XVIII- Em suma, a Constituição jurídica está condicionada pela realidade histórica; somente se esta é levada em conta a pretensão de eficácia da Constituição pode se realizar. Graças ao elemento normativo, a Constituição ordena e conforma a realidade política e social – não é simplesmente a expressão de uma dada realidade. Através da correlação entre ser e dever ser é que se dão as possibilidades e os limites da força normativa da Constituição. Desse modo, a Constituição jurídica logra conferir forma e modificação à realidade (24).

XIX-A efetividade dessa força normativa depende da amplitude da convicção acerca da inviolabilidade da Constituição (vontade de Constituição). Quanto mais intensa for a vontade da Constituição, menos significativas hão de ser as restrições e os limites impostos à força normativa da Constituição. Contudo, a vontade da Constituição não é capaz de suprimir esses limites, aos quais a Constituição deve se conformar.
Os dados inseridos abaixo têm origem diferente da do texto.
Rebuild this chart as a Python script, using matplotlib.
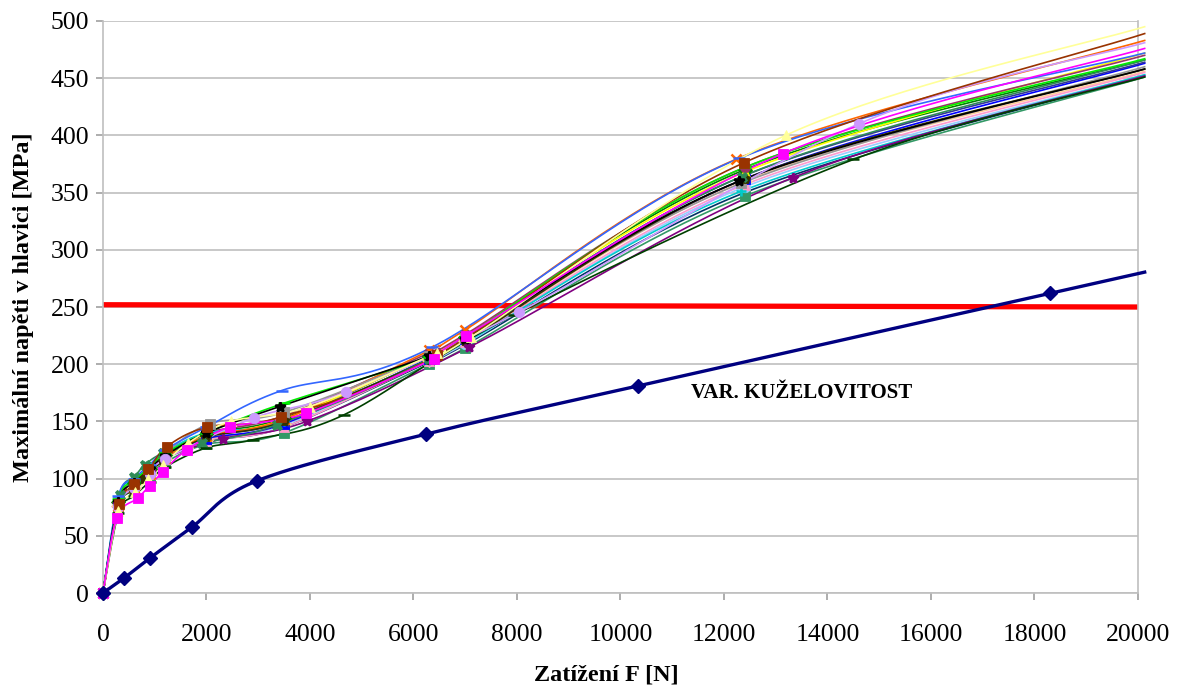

Desse modo, a Constituição não configura simples pedaço de papel, tal como afirma Lassalle (24-25).

XX-    Em caso de conflito, a Constituição não deve ser considerada, necessariamente, a parte mais fraca. Existem pressupostos realizáveis que, mesmo em caso de confronto, permitem assegurar a força normativa da Constituição. Apenas quando esses pressupostos não puderem ser satisfeitos, dar-se-á a conversão dos problemas constitucionais, enquanto questões jurídicas, em questões de poder (25).

XXI-   A força normativa da Constituição não está assegurada de plano, configurando missão que somente em determinadas condições, poderá ser realizada de forma excelente. Compete ao direito constitucional realçar, despertar e preservar a vontade de Constituição, que, indubitavelmente, constitui a maior garantia de sua força normativa (26-27). Pois a resposta à indagação sobre se o futuro de um Estado é uma questão de poder ou um problema jurídico depende da preservação e do fortalecimento da força normativa da Constituição (32).